Find the minimum value of $(x-y)^2+(x-y+ \frac{1}{y}-\frac{1}{x})^2$ where $x>0>y$

Question

If $\lambda$ denotes the minimum value of $(x-y)^2+(x-y+ \frac{1}{y}-\frac{1}{x})^2$ where $x>0>y$, then find the value of [3$\lambda$] where [.] denotes the greatest integer function.

My approach to this question was to use AM-GM inequalities as both terms in the expression are $>=0$ due to being squared. But I was unsuccessful in finding the minimum value this way. Upon a bit of further inspection, I feel like it could be the distance between two curves but I'm not sure what the two curves would be so please help me with this.

(I only know basic differentiation so far so solutions involving less calculus would be much appreciated)

Answer 1

Like you have mentioned it could be the distance between two curves. However, here its the distance between any two points on a single curve. Consider the function $f(t) = t - \frac{1}{t}$. So here, they are basically asking the distance between points $(x,f(x))$ and $(y,f(y))$.

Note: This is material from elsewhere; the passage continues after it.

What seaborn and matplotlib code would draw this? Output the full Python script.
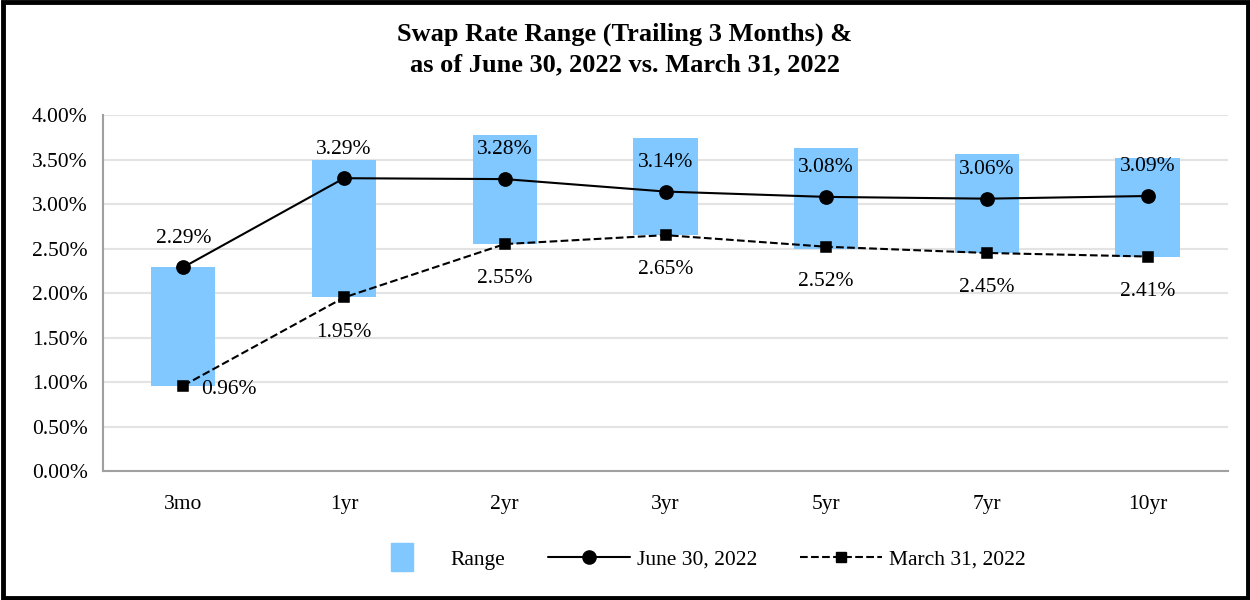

Considering $y = x - \frac{1}{x}$,we can rearrange it as $x(x-y)=1$. Thats simply a hyperbola. In the question, its mentioned one point has to be taken on the positive x axis and the other on the negative side. Hence we have to find the shortest distance between two branches of the hyperbola and thats the distance between its two vertices.

Answer 2

Denote $t = -xy$, we have: $$\lambda = \underbrace{(x-y)^2}_{\ge 4x(-y)} \left(1+ \left(1+\frac{1}{xy}\right)^2 \right) \ge 4t\left(2-\frac{2}{t} +\frac{1}{t^2}\right) = 4\left( 2t-2+\frac{1}{t}\right)\ge4\left(-2+2\sqrt{2t\cdot\frac{1}{t} } \right) = 8(\sqrt 2 -1) $$

The equality occurs if and only if $x= -y = \sqrt{t} = \frac {1} {\sqrt 2}$ and $[3\lambda_{\min}] =[9.94...] = 9 $.

Answer 3

Continuation of AAM's answer.

Due to AAM's answer, $\lambda=AA'^2$ where $A$ and $A'$ are vertices of the hyperbola $x^2-xy=1$. After a rotation by $22,5^\circ$ about the origin, the hyberbola becomes $\frac{x^2}{2\sqrt2-2}-\frac{y^2}{2+2\sqrt2}=1$. So, $AA'=2\sqrt{2\sqrt2-2}$ and $$\lfloor 3\lambda\rfloor=\lfloor 3AA'^2\rfloor=\lfloor 24(\sqrt2-1)\rfloor=9.$$

The vertices on the original hyperbola are $A(\frac1{\sqrt[4]2},\frac{1-\sqrt2}{\sqrt[4]2})$ and $A'=-A$ by rotating back.